Written instruction:
Give an exact transcription of every line, dropping the images.

Supplied information:
◆ ◆ ◆
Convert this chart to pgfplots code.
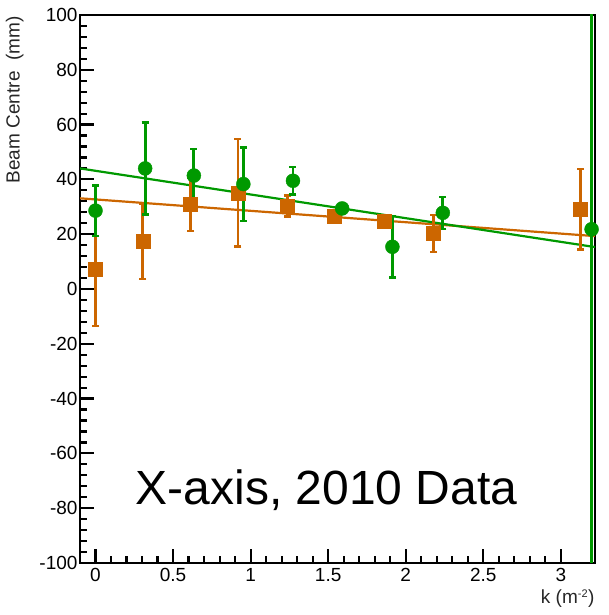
\documentclass[border=0pt]{standalone}
\usepackage{pgfplots}
\pgfplotsset{compat=1.18}
\usepackage{fontspec}
\setmainfont{Liberation Sans}
\definecolor{rorange}{RGB}{204,102,0}
\definecolor{rgreen}{RGB}{0,153,0}
\begin{document}
\begin{tikzpicture}
\begin{axis}[
  scale only axis, width=515pt, height=548pt,
  xmin=-0.1, xmax=3.22, ymin=-100, ymax=100,
  axis line style={line width=2.8pt},
  xtick={0,0.5,...,3}, ytick={-100,-80,...,100},
  minor x tick num=4, minor y tick num=4,
  tick align=inside, xtick pos=bottom, ytick pos=left,
  major tick length=14pt, minor tick length=7pt,
  every tick/.style={black, line width=2.2pt},
  tick label style={font=\fontsize{19}{19}\selectfont, text=black},
  /pgf/number format/assume math mode=true,
  xticklabels={0,0.5,1,1.5,2,2.5,3},
  xticklabel style={yshift=-2pt},
  yticklabel style={xshift=1pt},
  clip=true,
]
% orange fit
\addplot[rorange, line width=2.2pt, forget plot] coordinates {(-0.1,33.1) (3.22,19.3)};
% green fit
\addplot[rgreen, line width=2.2pt, forget plot] coordinates {(-0.1,44.0) (3.22,15.3)};
% orange squares
\addplot[rorange, only marks, mark=square*, mark size=7pt,
  error bars/.cd, y dir=both, y explicit, error bar style={rorange, line width=2.8pt},
  error mark=-, error mark options={rorange, rotate=90, line width=2.4pt, mark size=3.5pt}]
  coordinates {
  (0.0,7.2) +- (0,20.6)
  (0.305,17.3) +- (0,13.7)
  (0.613,30.9) +- (0,9.7)
  (0.918,35.1) +- (0,19.6)
  (1.237,30.3) +- (0,3.8)
  (1.54,26.4) +- (0,1.5)
  (1.863,24.6) +- (0,2.0)
  (2.18,20.3) +- (0,6.7)
  (3.127,29.1) +- (0,14.7)
  };
% green circles
\addplot[rgreen, only marks, mark=*, mark size=7pt,
  error bars/.cd, y dir=both, y explicit, error bar style={rgreen, line width=2.8pt},
  error mark=-, error mark options={rgreen, rotate=90, line width=2.4pt, mark size=3.5pt}]
  coordinates {
  (0.0,28.6) +- (0,9.2)
  (0.32,44.0) +- (0,16.8)
  (0.634,41.4) +- (0,9.8)
  (0.953,38.3) +- (0,13.4)
  (1.273,39.5) +- (0,5.0)
  (1.59,29.4) +- (0,1.0)
  (1.914,15.4) +- (0,11.2)
  (2.239,27.8) +- (0,5.8)
  (3.198,21.8) +- (0,200)
  };
\node[font=\fontsize{48}{48}\selectfont, anchor=base] at (axis cs:1.49,-78.5) {X-axis, 2010 Data};
\end{axis}
\node[rotate=90, anchor=south east, font=\fontsize{19}{19}\selectfont, text=black!85] at ([xshift=-53pt,yshift=2pt]current axis.north west) {Beam Centre~~(mm)};
\node[anchor=north east, font=\fontsize{19}{19}\selectfont, text=black!85] at ([xshift=3pt,yshift=-23pt]current axis.south east) {k (m$^{\mbox{\fontsize{11}{11}\selectfont -2}}$)};
\path[use as bounding box] ([xshift=-80pt,yshift=-52pt]current axis.south west) rectangle ([xshift=13pt,yshift=15pt]current axis.north east);
\end{tikzpicture}
\end{document}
◆ ◆ ◆
Result for this exercise:
Convert this chart to pgfplots code.
\documentclass[border=0pt]{standalone}
\usepackage{pgfplots}
\pgfplotsset{compat=1.18}
\usepackage{fontspec}
\setmainfont{Liberation Sans}
\definecolor{rorange}{RGB}{204,102,0}
\definecolor{rgreen}{RGB}{0,153,0}
\begin{document}
\begin{tikzpicture}
\begin{axis}[
  scale only axis, width=515pt, height=548pt,
  xmin=-0.1, xmax=3.22, ymin=-100, ymax=100,
  axis line style={line width=2.8pt},
  xtick={0,0.5,...,3}, ytick={-100,-80,...,100},
  minor x tick num=4, minor y tick num=4,
  tick align=inside, xtick pos=bottom, ytick pos=left,
  major tick length=14pt, minor tick length=7pt,
  every tick/.style={black, line width=2.2pt},
  tick label style={font=\fontsize{19}{19}\selectfont, text=black},
  /pgf/number format/assume math mode=true,
  xticklabels={0,0.5,1,1.5,2,2.5,3},
  xticklabel style={yshift=-2pt},
  yticklabel style={xshift=1pt},
  clip=true,
]
% orange fit
\addplot[rorange, line width=2.2pt, forget plot] coordinates {(-0.1,33.1) (3.22,19.3)};
% green fit
\addplot[rgreen, line width=2.2pt, forget plot] coordinates {(-0.1,44.0) (3.22,15.3)};
% orange squares
\addplot[rorange, only marks, mark=square*, mark size=7pt,
  error bars/.cd, y dir=both, y explicit, error bar style={rorange, line width=2.8pt},
  error mark=-, error mark options={rorange, rotate=90, line width=2.4pt, mark size=3.5pt}]
  coordinates {
  (0.0,7.2) +- (0,20.6)
  (0.305,17.3) +- (0,13.7)
  (0.613,30.9) +- (0,9.7)
  (0.918,35.1) +- (0,19.6)
  (1.237,30.3) +- (0,3.8)
  (1.54,26.4) +- (0,1.5)
  (1.863,24.6) +- (0,2.0)
  (2.18,20.3) +- (0,6.7)
  (3.127,29.1) +- (0,14.7)
  };
% green circles
\addplot[rgreen, only marks, mark=*, mark size=7pt,
  error bars/.cd, y dir=both, y explicit, error bar style={rgreen, line width=2.8pt},
  error mark=-, error mark options={rgreen, rotate=90, line width=2.4pt, mark size=3.5pt}]
  coordinates {
  (0.0,28.6) +- (0,9.2)
  (0.32,44.0) +- (0,16.8)
  (0.634,41.4) +- (0,9.8)
  (0.953,38.3) +- (0,13.4)
  (1.273,39.5) +- (0,5.0)
  (1.59,29.4) +- (0,1.0)
  (1.914,15.4) +- (0,11.2)
  (2.239,27.8) +- (0,5.8)
  (3.198,21.8) +- (0,200)
  };
\node[font=\fontsize{48}{48}\selectfont, anchor=base] at (axis cs:1.49,-78.5) {X-axis, 2010 Data};
\end{axis}
\node[rotate=90, anchor=south east, font=\fontsize{19}{19}\selectfont, text=black!85] at ([xshift=-53pt,yshift=2pt]current axis.north west) {Beam Centre~~(mm)};
\node[anchor=north east, font=\fontsize{19}{19}\selectfont, text=black!85] at ([xshift=3pt,yshift=-23pt]current axis.south east) {k (m$^{\mbox{\fontsize{11}{11}\selectfont -2}}$)};
\path[use as bounding box] ([xshift=-80pt,yshift=-52pt]current axis.south west) rectangle ([xshift=13pt,yshift=15pt]current axis.north east);
\end{tikzpicture}
\end{document}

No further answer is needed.